In his previous role as head of energy business vertical at IL&FS, Kumar oversaw over 900MW of operational wind and solar projects and was instrumental in developing new business and power sale models with the government and the corporate sector.

Kumar also oversaw the stake sale of more than 700MW of wind assets to Orix Corporation of Japan.

Before his stint at IL&FS, he led the power development business – heading the thermal and hydro projects portfolio – of Larsen and Toubro (L&T), one of the largest infrastructure development players in India, in addition to leading its corporate affairs division.

Kumar has also served as president of corporate development for Reliance Power, one of the largest private sector utilities in India.

Debt-free new dawn

He takes up the helm at Suzlon at a difficult, but also promising time.

The successful completion of the company's debt restructuring followed by internal restructuring has helped reduce its interest costs by 70% and fixed costs by 30-40%.

The company expects that the leaner cost structure coupled with its huge manufacturing base and an existing order book of 876MW will help it to bounce back in the market and return to profitability by 2022.

Challenges ahead

However, Suzlon faces many challenges in India.

The government is moving away from pure-vanilla wind tenders to hybrid varieties including wind-solar hybrid, wind-solar-storage hybrid, bundled energy tenders (where renewables are bundled with conventional power) and peak supply tenders.

In this new tender power play, Siemens Gamesa and GE – with their broader expertise across the power sector – may have a competitive edge in the short- to medium-term.

Suzlon will have to work on creating the necessary collaborations and technological offerings for staying competitive in this area.

Another area beyond the federal auctions are the tender opportunities from the states and from large public sector utilities (PSUs).

State tenders have not really taken off because of lower participation due to offtake risks.

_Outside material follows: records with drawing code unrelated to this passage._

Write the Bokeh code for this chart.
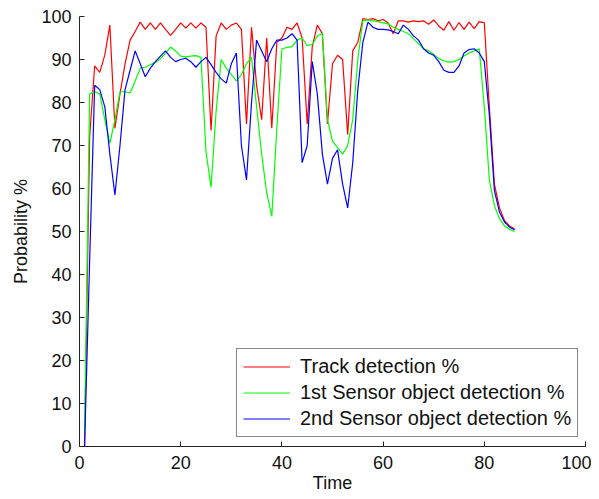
from bokeh.plotting import figure
from bokeh.models import Range1d, Legend, LegendItem, FixedTicker
from bokeh.embed import file_html
from bokeh.resources import INLINE

time = list(range(1, 87))

track = [0, 72, 88.5, 87, 91, 98, 74, 82, 89, 94.5,
         96.5, 98.7, 97, 98.5, 97, 98.5, 97, 95.6, 97, 98.5,
         97.3, 98.5, 97.3, 98.5, 97.5, 73.5, 95.5, 98.5, 97, 98,
         98.5, 97, 75, 97.5, 84, 76, 95, 74, 94, 95,
         97.5, 97, 98.5, 95, 75, 93, 98, 96, 75, 89,
         91, 90, 72.5, 92, 94, 99.5, 99.3, 99.5, 99, 99.3,
         98.5, 96, 99, 99, 98.7, 99, 98.8, 99, 98.2, 99.2,
         97.8, 96.8, 98.8, 96.8, 98.6, 97, 98.7, 97.2, 98.8, 98.5,
         79, 61, 55.5, 52.5, 51.3, 50.6]

sensor1 = [3, 82, 82.5, 82, 76, 70.5, 76, 82.5, 82.5, 82.2,
           85, 88, 88.2, 88.8, 89.3, 90.2, 91.5, 92.9, 92, 90.8,
           90.6, 90.8, 90.9, 90.5, 68.5, 60.3, 78, 90, 88, 86.5,
           85, 86.5, 89, 90.5, 79, 68, 59, 53.5, 74, 92.5,
           92.8, 93, 94.5, 95, 93.2, 93.5, 95.5, 96, 76, 71,
           69.5, 68, 70, 76, 90, 99, 99.2, 99, 98.8, 98.5,
           98.3, 97.5, 97, 96.5, 96, 94.8, 93.7, 92.5, 92, 91.2,
           90.2, 89.7, 89.4, 89.5, 90, 90.8, 91.5, 92, 92.5, 79,
           62, 56, 53, 51.3, 50.5, 50]

sensor2 = [0, 43, 84, 83, 79, 68, 58.5, 70, 83, 87.5,
           92, 89, 86, 88, 89.5, 90.8, 92, 90.5, 89.5, 90,
           90.3, 89.5, 88.2, 89.5, 90.5, 88.8, 87, 85.5, 84.5, 89,
           91.5, 70, 62, 80, 94.5, 92, 89.5, 92.5, 94.5, 94.5,
           95, 96, 94.5, 66, 70, 89.5, 82, 68, 61, 67,
           69, 61, 55.5, 66, 83, 94, 98.7, 97.5, 97, 97,
           96.9, 96.5, 96, 98, 97, 95.5, 94.5, 92.5, 91.5, 91,
           89.5, 87.5, 87, 87, 88.5, 91.5, 92.3, 92.5, 91.5, 89.5,
           77, 59.5, 54.5, 52.2, 51, 50.4]

series_names = ["Track detection %", "1st Sensor object detection %", "2nd Sensor object detection %"]
series_colors = ["#ff0000", "#00ff00", "#0000ff"]
x_ticks = [0, 20, 40, 60, 80, 100]
y_ticks = [0, 10, 20, 30, 40, 50, 60, 70, 80, 90, 100]

FONT = "Liberation Sans"

p = figure(width=591, height=498, output_backend="svg", toolbar_location=None,
           x_range=Range1d(0, 100), y_range=Range1d(0, 100),
           min_border_left=79, min_border_right=6, min_border_top=16, min_border_bottom=52)
p.outline_line_color = None
p.background_fill_color = "white"
p.border_fill_color = "white"
p.xgrid.visible = False
p.ygrid.visible = False

renderers = []
for vals, c in zip([track, sensor1, sensor2], series_colors):
    r = p.line(time, vals, line_color=c, line_width=1.2)
    renderers.append(r)

for ax in (p.xaxis[0], p.yaxis[0]):
    ax.major_tick_in = 5
    ax.major_tick_out = 0
    ax.minor_tick_in = 0
    ax.minor_tick_out = 0
    ax.axis_line_color = "#222222"
    ax.major_tick_line_color = "#222222"
    ax.major_label_text_font = FONT
    ax.major_label_text_font_size = "18px"
    ax.major_label_text_color = "#111111"
    ax.axis_label_text_font = FONT
    ax.axis_label_text_font_size = "18px"
    ax.axis_label_text_font_style = "normal"
    ax.axis_label_text_color = "#111111"

p.xaxis[0].ticker = FixedTicker(ticks=x_ticks)
p.yaxis[0].ticker = FixedTicker(ticks=y_ticks)
p.xaxis[0].axis_label = "Time"
p.yaxis[0].axis_label = "Probability %"
p.xaxis[0].major_label_standoff = 9
p.yaxis[0].major_label_standoff = 8
p.xaxis[0].axis_label_standoff = 1
p.yaxis[0].axis_label_standoff = 7

legend = Legend(items=[LegendItem(label=n, renderers=[r]) for n, r in zip(series_names, renderers)],
                location=(157, 9))
legend.border_line_color = "#111111"
legend.border_line_width = 1
legend.background_fill_color = "white"
legend.background_fill_alpha = 1
legend.label_text_font = FONT
legend.label_text_font_size = "20px"
legend.label_text_color = "#111111"
legend.glyph_width = 47
legend.glyph_height = 23
legend.label_height = 23
legend.label_standoff = 10
legend.padding = 6
legend.spacing = 3
legend.margin = 0
p.add_layout(legend, "center")

open("out.html", "w").write(file_html(p, INLINE))
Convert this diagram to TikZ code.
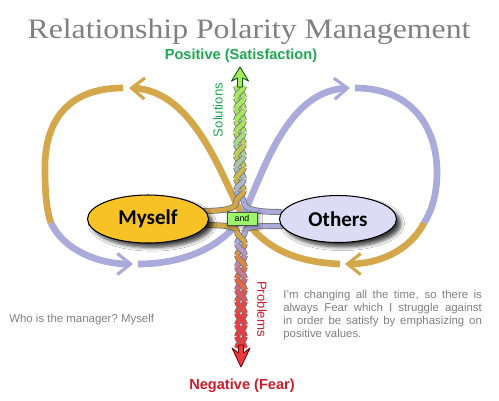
\documentclass[tikz,border=0pt]{standalone}
\usepackage{fontspec}
\setmainfont{Liberation Sans}
\newfontfamily\titlefont[FakeStretch=1.13]{Liberation Serif}
\newfontfamily\blobfont{Carlito}
\usetikzlibrary{arrows.meta,shapes.geometric,shadows.blur}

\definecolor{loopgold}{HTML}{D4A84A}
\definecolor{looplilac}{HTML}{ABABDB}
\definecolor{posgreen}{HTML}{1DA851}
\definecolor{ropegreen}{HTML}{A8E860}
\definecolor{negred}{HTML}{C81E2C}
\definecolor{ropered}{HTML}{EE3A3E}
\definecolor{notegray}{HTML}{808080}
\definecolor{myselffill}{HTML}{F6C226}
\definecolor{othersfill}{HTML}{DCDCF6}
\definecolor{andfill}{HTML}{9CF56A}

\tikzset{
  loopline/.style={line width=3.8pt},
  looptip/.style={-{Straight Barb[length=7.5pt,width=12pt,line width=1.8pt]}},
  strand/.style={line width=0.45pt, draw=black!55, double distance=2.5pt},
  blob/.style={ellipse, draw=black, line width=0.6pt, inner sep=0pt,
    font=\blobfont\bfseries\fontsize{12}{12}\selectfont,
    blur shadow={shadow xshift=2.5pt, shadow yshift=-2.5pt, shadow blur steps=6, shadow opacity=75}},
  note/.style={inner sep=0pt, text=notegray, font=\fontsize{6.5}{7.4}\selectfont},
}

\begin{document}
\begin{tikzpicture}[x=0.02cm, y=-0.02cm]
			%%%%% START %%%%%
			\fill[white] (0,0) rectangle (499,400);
			\useasboundingbox (0,0) rectangle (499,400);
			
			% figure eight
			\draw[loopline, loopgold, looptip] (340,264) .. controls (292,262) and (262,246) .. (243,216) .. controls (224,184) and (196,90) .. (129,88);
			\draw[loopline, loopgold] (123,88) .. controls (62,88) and (44,128) .. (45,170) .. controls (45,195) and (47,212) .. (51,223);
			\draw[loopline, looplilac, looptip] (51,223) .. controls (64,250) and (98,264) .. (133,264);
			\draw[loopline, looplilac, looptip] (138,264) .. controls (188,264) and (224,244) .. (241,218) .. controls (260,186) and (282,91) .. (350,88);
			\draw[loopline, looplilac] (355,88) .. controls (414,88) and (437,130) .. (437,172) .. controls (437,196) and (431,212) .. (424,223);
			\draw[loopline, loopgold, looptip] (424,223) .. controls (410,250) and (380,264) .. (345,264);
			
			% strands leaving the two blobs
			\draw[strand, double=loopgold] (198,211) .. controls (226,211) and (236,209) .. (236,202);
			\draw[strand, double=looplilac] (282,212) .. controls (254,212) and (244,209) .. (244,202);
			\draw[strand, double=loopgold] (198,225) .. controls (226,225) and (237,226) .. (237,232);
			\draw[strand, double=looplilac] (283,226) .. controls (256,226) and (245,226) .. (245,232);
			
			% rope up
			\foreach \k in {0,...,9}{
				\pgfmathsetmacro\yo{202-11.6*\k}
				\pgfmathsetmacro\yt{\yo-11.6}
				\pgfmathtruncatemacro\p{min(100,\k*15)}
				\colorlet{stranda}{ropegreen!\p!looplilac}
				\colorlet{strandb}{ropegreen!\p!loopgold}
				\ifodd\k\relax
					\draw[strand, double=strandb] (244,\yo) .. controls +(0,-4.6) and +(0,4.6) .. (236,\yt);
					\draw[strand, double=stranda] (236,\yo) .. controls +(0,-4.6) and +(0,4.6) .. (244,\yt);
				\else
					\draw[strand, double=stranda] (244,\yo) .. controls +(0,-4.6) and +(0,4.6) .. (236,\yt);
					\draw[strand, double=strandb] (236,\yo) .. controls +(0,-4.6) and +(0,4.6) .. (244,\yt);
				\fi
			}
			
			% rope down
			\foreach \k in {0,...,9}{
				\pgfmathsetmacro\yo{232+11.6*\k}
				\pgfmathsetmacro\yt{\yo+11.6}
				\pgfmathtruncatemacro\p{min(100,\k*15)}
				\colorlet{stranda}{ropered!\p!looplilac}
				\colorlet{strandb}{ropered!\p!loopgold}
				\ifodd\k\relax
					\draw[strand, double=strandb] (245,\yo) .. controls +(0,4.6) and +(0,-4.6) .. (237,\yt);
					\draw[strand, double=stranda] (237,\yo) .. controls +(0,4.6) and +(0,-4.6) .. (245,\yt);
				\else
					\draw[strand, double=stranda] (245,\yo) .. controls +(0,4.6) and +(0,-4.6) .. (237,\yt);
					\draw[strand, double=strandb] (237,\yo) .. controls +(0,4.6) and +(0,-4.6) .. (245,\yt);
				\fi
			}
			
			\draw[fill=ropegreen, draw=green!35!black, line width=0.5pt, line join=round] (240,67) -- (248.5,81) -- (242.5,78) -- (242.5,87) -- (237.5,87) -- (237.5,78) -- (231.5,81) -- cycle;
			\draw[fill=ropered, draw=red!45!black, line width=0.5pt, line join=round] (241,367) -- (232,348) -- (238.5,353) -- (238.5,345) -- (243.5,345) -- (243.5,353) -- (250,348) -- cycle;
			
			\node[blob, fill=myselffill, minimum width=2.42cm, minimum height=0.96cm] (myself) at (148,219) {Myself};
			\node[blob, fill=othersfill, minimum width=2.34cm, minimum height=0.94cm] (others) at (338,219) {Others};
			\node[draw=black!70, fill=andfill, minimum width=0.6cm, minimum height=0.26cm, inner sep=0pt,
				font=\fontsize{5}{5}\selectfont, blur shadow={shadow xshift=1pt, shadow yshift=-1pt, shadow opacity=50}] (and) at (242,218.5) {and};
			
			\node[anchor=base, text=notegray, font=\titlefont\fontsize{16}{16}\selectfont] (title) at (249,38) {Relationship Polarity Management};
			\node[anchor=base, text=posgreen, font=\bfseries\fontsize{8.3}{9}\selectfont] (positive) at (241,59) {Positive (Satisfaction)};
			\node[anchor=base, text=negred, font=\bfseries\fontsize{8.3}{9}\selectfont] (negative) at (242,389) {Negative (Fear)};
			\node[rotate=90, text=posgreen, font=\fontsize{7.5}{8}\selectfont] (solutions) at (218,110) {Solutions};
			\node[rotate=-90, text=negred, font=\fontsize{7.5}{8}\selectfont] (problems) at (262,309) {Problems};
			
			\node[note, anchor=west] (who) at (9,320) {Who is the manager?\ Myself};
			\node[note, anchor=north west, text width=113pt, align=justify] (fear) at (283,290) {I'm changing all the time, so there is\linebreak always Fear which I struggle against\linebreak in order be satisfy by emphasizing on\linebreak positive values.};
			%%%%% END %%%%%
		\end{tikzpicture}
\end{document}
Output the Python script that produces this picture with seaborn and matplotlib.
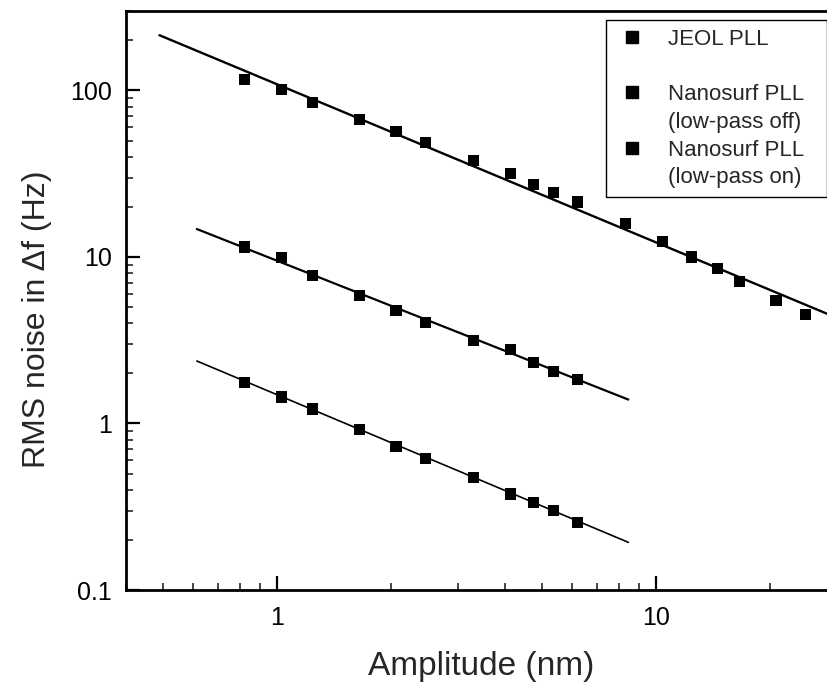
import numpy as np
import pandas as pd
import matplotlib
matplotlib.use("Agg")
import matplotlib.pyplot as plt
from matplotlib.lines import Line2D
import seaborn as sns

# ---------------- data ----------------
series_names = ["JEOL PLL", "Nanosurf PLL (low-pass off)", "Nanosurf PLL (low-pass on)"]

jeol_amp = [0.82, 1.03, 1.24, 1.65, 2.06, 2.47, 3.3, 4.13, 4.76, 5.37, 6.2,
            8.3, 10.4, 12.4, 14.5, 16.6, 20.7, 24.8]
jeol_noise = [116, 101, 85, 67, 56.8, 48.6, 38.0, 31.6, 27.3, 24.5, 21.4,
              15.9, 12.4, 10.0, 8.5, 7.1, 5.5, 4.5]

off_amp = [0.82, 1.03, 1.24, 1.65, 2.06, 2.47, 3.3, 4.13, 4.76, 5.37, 6.2]
off_noise = [11.5, 9.9, 7.76, 5.89, 4.79, 4.04, 3.16, 2.78, 2.33, 2.06, 1.84]

on_amp = [0.82, 1.03, 1.24, 1.65, 2.06, 2.47, 3.3, 4.13, 4.76, 5.37, 6.2]
on_noise = [1.77, 1.44, 1.22, 0.92, 0.725, 0.618, 0.475, 0.377, 0.334, 0.299, 0.254]

# power-law fit lines  noise = prefactor * amp**exponent
fit_prefactor = [109.0, 9.5, 1.49]
fit_exponent = [-0.95, -0.90, -0.957]
fit_amp_start = [0.49, 0.615, 0.615]
fit_amp_end = [30.0, 8.45, 8.45]
fit_linewidth = [1.7, 1.6, 1.2]

legend_rows = ["JEOL PLL", " ", "Nanosurf PLL", "(low-pass off)", "Nanosurf PLL", "(low-pass on)"]
legend_marker_rows = [True, False, True, False, True, False]

x_ticks = [1, 10]
x_ticklabels = ["1", "10"]
y_ticks = [0.1, 1, 10, 100]
y_ticklabels = ["0.1", "1", "10", "100"]

# ---------------- build tables ----------------
pts = pd.DataFrame({
    "amp": jeol_amp + off_amp + on_amp,
    "noise": jeol_noise + off_noise + on_noise,
    "series": [series_names[0]] * len(jeol_amp)
              + [series_names[1]] * len(off_amp)
              + [series_names[2]] * len(on_amp),
})

fit_frames = []
for name, a, n, x0, x1 in zip(series_names, fit_prefactor, fit_exponent,
                              fit_amp_start, fit_amp_end):
    xs = np.geomspace(x0, x1, 60)
    fit_frames.append(pd.DataFrame({"amp": xs, "noise": a * xs ** n, "series": name}))

# ---------------- plot ----------------
sns.set_style("ticks")
plt.rcParams["font.family"] = ["Liberation Sans", "DejaVu Sans"]

W, H = 828, 685
fig = plt.figure(figsize=(W / 100, H / 100), dpi=100)
ax = fig.add_axes([126 / W, 95 / H, 711 / W, 579 / H])

for df, lw in zip(fit_frames, fit_linewidth):
    sns.lineplot(data=df, x="amp", y="noise", ax=ax, color="black",
                 linewidth=lw, legend=False, sort=False, estimator=None)

sns.scatterplot(data=pts, x="amp", y="noise", hue="series",
                palette=["black"] * 3, marker="s", s=66, linewidth=0,
                ax=ax, legend=False, zorder=3)

ax.set_xscale("log")
ax.set_yscale("log")
ax.set_xlim(0.4, 30)
ax.set_ylim(0.1, 300)

ax.set_xticks(x_ticks)
ax.set_xticklabels(x_ticklabels)
ax.set_yticks(y_ticks)
ax.set_yticklabels(y_ticklabels)

ax.tick_params(which="major", direction="in", length=10, width=1.6,
               labelsize=18, colors="black")
ax.tick_params(which="minor", direction="in", length=5, width=1.2)
ax.tick_params(axis="x", which="both", top=False, pad=11.5)
ax.tick_params(axis="y", which="both", right=False, pad=10)

for side in ["left", "bottom", "top", "right"]:
    ax.spines[side].set_linewidth(2.0)
    ax.spines[side].set_color("black")

ax.set_xlabel("Amplitude (nm)", fontsize=24, labelpad=15)
ax.set_ylabel("RMS noise in \u0394f (Hz)", fontsize=23)
ax.yaxis.set_label_coords(-0.1045, 0.468)

handles = []
for has_marker in legend_marker_rows:
    if has_marker:
        handles.append(Line2D([], [], linestyle="none", marker="s",
                              markersize=8, color="black"))
    else:
        handles.append(Line2D([], [], linestyle="none", marker=None))

leg = ax.legend(handles, legend_rows, loc="upper left", mode="expand",
                bbox_to_anchor=(606 / W, 1 - 197 / H, 221 / W, 177 / H),
                bbox_transform=fig.transFigure,
                fontsize=16, frameon=True, fancybox=False, shadow=False,
                borderpad=0.4, handlelength=1.54, handletextpad=0.85,
                labelspacing=0.30, borderaxespad=0.0, framealpha=1)
leg.get_frame().set_edgecolor("black")
leg.get_frame().set_linewidth(1.0)

fig.savefig("out.png", dpi=100)
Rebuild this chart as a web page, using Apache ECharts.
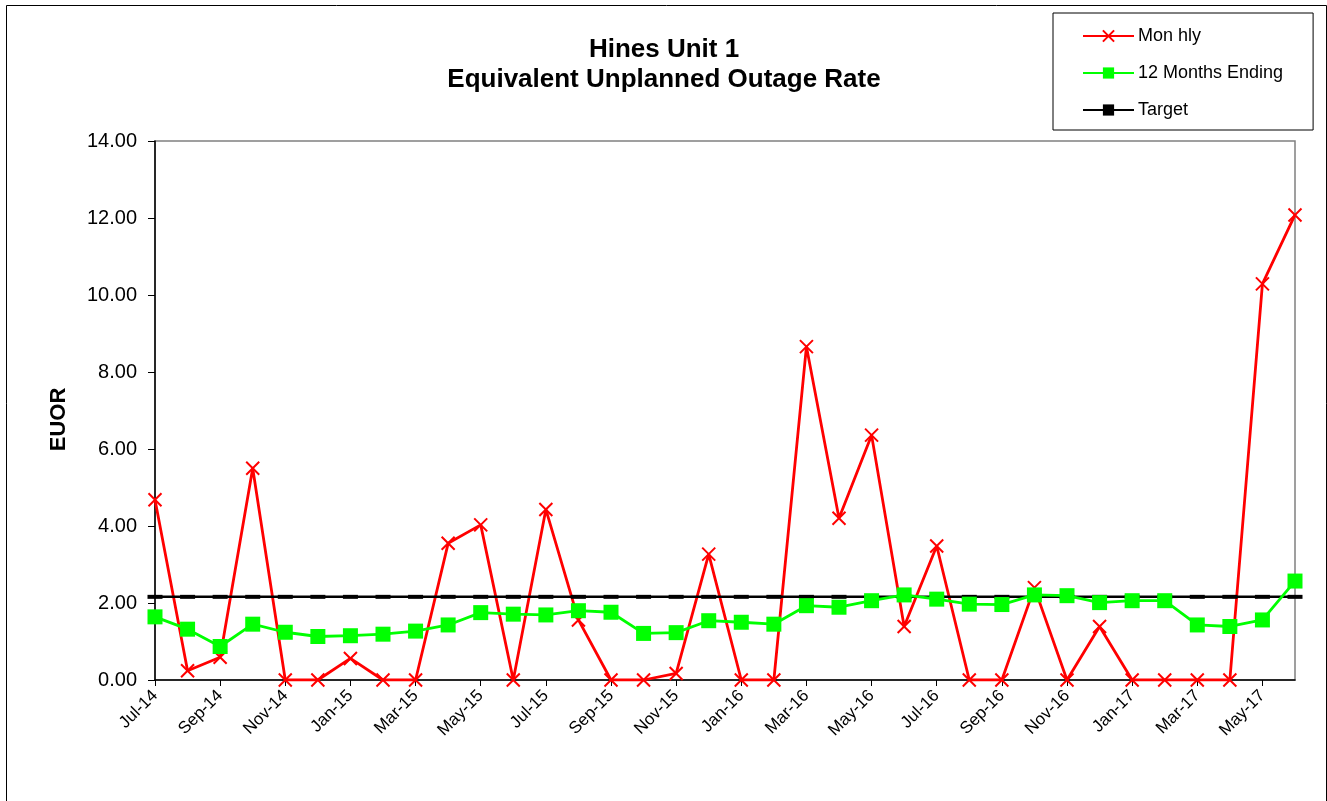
<!DOCTYPE html>
<html>
<head>
<meta charset="utf-8">
<script src="https://cdn.jsdelivr.net/npm/echarts@6/dist/echarts.min.js"></script>
<style>
html,body{margin:0;padding:0;background:#fff;}
#c{width:1327px;height:801px;}
</style>
</head>
<body>
<div id="c"></div>
<script>
const categories = ["Jul-14","Aug-14","Sep-14","Oct-14","Nov-14","Dec-14","Jan-15","Feb-15","Mar-15","Apr-15","May-15","Jun-15",
  "Jul-15","Aug-15","Sep-15","Oct-15","Nov-15","Dec-15","Jan-16","Feb-16","Mar-16","Apr-16","May-16","Jun-16",
  "Jul-16","Aug-16","Sep-16","Oct-16","Nov-16","Dec-16","Jan-17","Feb-17","Mar-17","Apr-17","May-17","Jun-17"];
const monthly = [4.68,0.24,0.59,5.50,0,0,0.56,0,0,3.55,4.03,0,
  4.43,1.56,0,0,0.17,3.27,0,0,8.66,4.20,6.36,1.39,
  3.48,0,0,2.40,0,1.39,0,0,0,0,10.29,12.08];
const twelveMonths = [1.64,1.32,0.87,1.45,1.24,1.13,1.15,1.19,1.27,1.43,1.75,1.71,
  1.69,1.80,1.76,1.21,1.23,1.54,1.50,1.45,1.93,1.89,2.06,2.21,
  2.10,1.97,1.96,2.21,2.19,2.01,2.06,2.06,1.43,1.39,1.56,2.57];
const targetValue = 2.16;
const target = categories.map(() => targetValue);
const titleLines = ["Hines Unit 1", "Equivalent Unplanned Outage Rate"];
const yAxisName = "EUOR";
const seriesNames = ["Mon hly", "12 Months Ending", "Target"];

const FONT = "'Liberation Sans', Arial, sans-serif";
const chart = echarts.init(document.getElementById('c'), null, {renderer:'canvas'});
chart.setOption({
  backgroundColor: '#fff',
  animation: false,
  graphic: [{
    type: 'rect', left: 4, top: 3, silent: true,
    shape: {x: 0, y: 0, width: 1320, height: 820},
    style: {fill: 'none', stroke: '#000', lineWidth: 1}
  }],
  title: {
    text: titleLines.join('\n'),
    left: 659, top: 30, textAlign: 'center',
    textStyle: {fontFamily: FONT, fontSize: 26, fontWeight: 'bold', color: '#000', lineHeight: 30}
  },
  legend: {
    orient: 'vertical',
    left: 1053, top: 13,
    padding: [14, 30, 11, 29],
    itemWidth: 51, itemHeight: 14, itemGap: 19,
    borderColor: '#000', borderWidth: 1,
    backgroundColor: '#fff',
    textStyle: {fontFamily: FONT, fontSize: 18, color: '#000', padding: [0,0,0,-1]},
    data: seriesNames
  },
  grid: {
    left: 155, right: 32, top: 141, bottom: 121,
    show: true, borderColor: '#808080', borderWidth: 1.5, backgroundColor: 'transparent'
  },
  xAxis: {
    type: 'category', data: categories, boundaryGap: false,
    axisLine: {lineStyle: {color: '#000', width: 1.5}},
    axisTick: {interval: 1, length: 6, lineStyle: {color: '#000'}},
    axisLabel: {interval: 1, rotate: 45, margin: 13, fontFamily: FONT, fontSize: 17, color: '#000'}
  },
  yAxis: {
    type: 'value', min: 0, max: 14, interval: 2,
    name: yAxisName, nameLocation: 'middle', nameRotate: 90, nameGap: 85,
    nameTextStyle: {fontFamily: FONT, fontSize: 22, fontWeight: 'bold', color: '#000', padding: [0, 18, 0, 0]},
    axisLine: {show: true, lineStyle: {color: '#000', width: 1.5}},
    axisTick: {show: true, length: 7, lineStyle: {color: '#000'}},
    splitLine: {show: false},
    axisLabel: {margin: 18, fontFamily: FONT, fontSize: 20, color: '#000', formatter: v => v.toFixed(2)}
  },
  series: [
    {
      name: seriesNames[0], type: 'line', data: monthly, z: 2,
      symbol: 'path://M0,0L10,10M10,0L0,10', symbolSize: 13,
      lineStyle: {color: '#ff0000', width: 2.8},
      itemStyle: {color: '#ff0000', borderColor: '#ff0000', borderWidth: 2}
    },
    {
      name: seriesNames[2], type: 'line', data: target, z: 3,
      symbol: 'rect', symbolSize: [15, 4],
      lineStyle: {color: '#000', width: 2.5},
      itemStyle: {color: '#000'}
    },
    {
      name: seriesNames[1], type: 'line', data: twelveMonths, z: 4,
      symbol: 'rect', symbolSize: 15,
      lineStyle: {color: '#00ff00', width: 2.8},
      itemStyle: {color: '#00ff00'}
    }
  ]
});
</script>
</body>
</html>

Tendering by PSUs could be a game changer – especially for Suzlon – as it has been strong in this segment. However, as of now, there has been no major development in this area.

The third market opportunity is the private sector with commercial and industrial (C&I) companies.

The open access regulations allow all C&I players with demand greater than 1MW to procure power on their own either through setting up their own sources of generation or through private sale contracts with generators. In addition, large industries having their own conventional generation units are also required to meet renewable purchase obligations that would require them to purchase wind power.

With nearly 8GW of wind capacity already serving the C&I market and an annual market size of about 0.7-1.4GW (GWEC), this segment would offer better promise in the near future.

In the given context, the appointment of Ashwani Kumar is expected to help Suzlon deep dive into the existing and new market opportunities.

An alumnus of Harvard Business School with significant expertise in corporate engagement, corporate affairs in addition to a deep expertise in power sector project development, asset valuations, power sale models, Kumar can be instrumental in forging new collaborations with businesses and governments in the new market dynamics.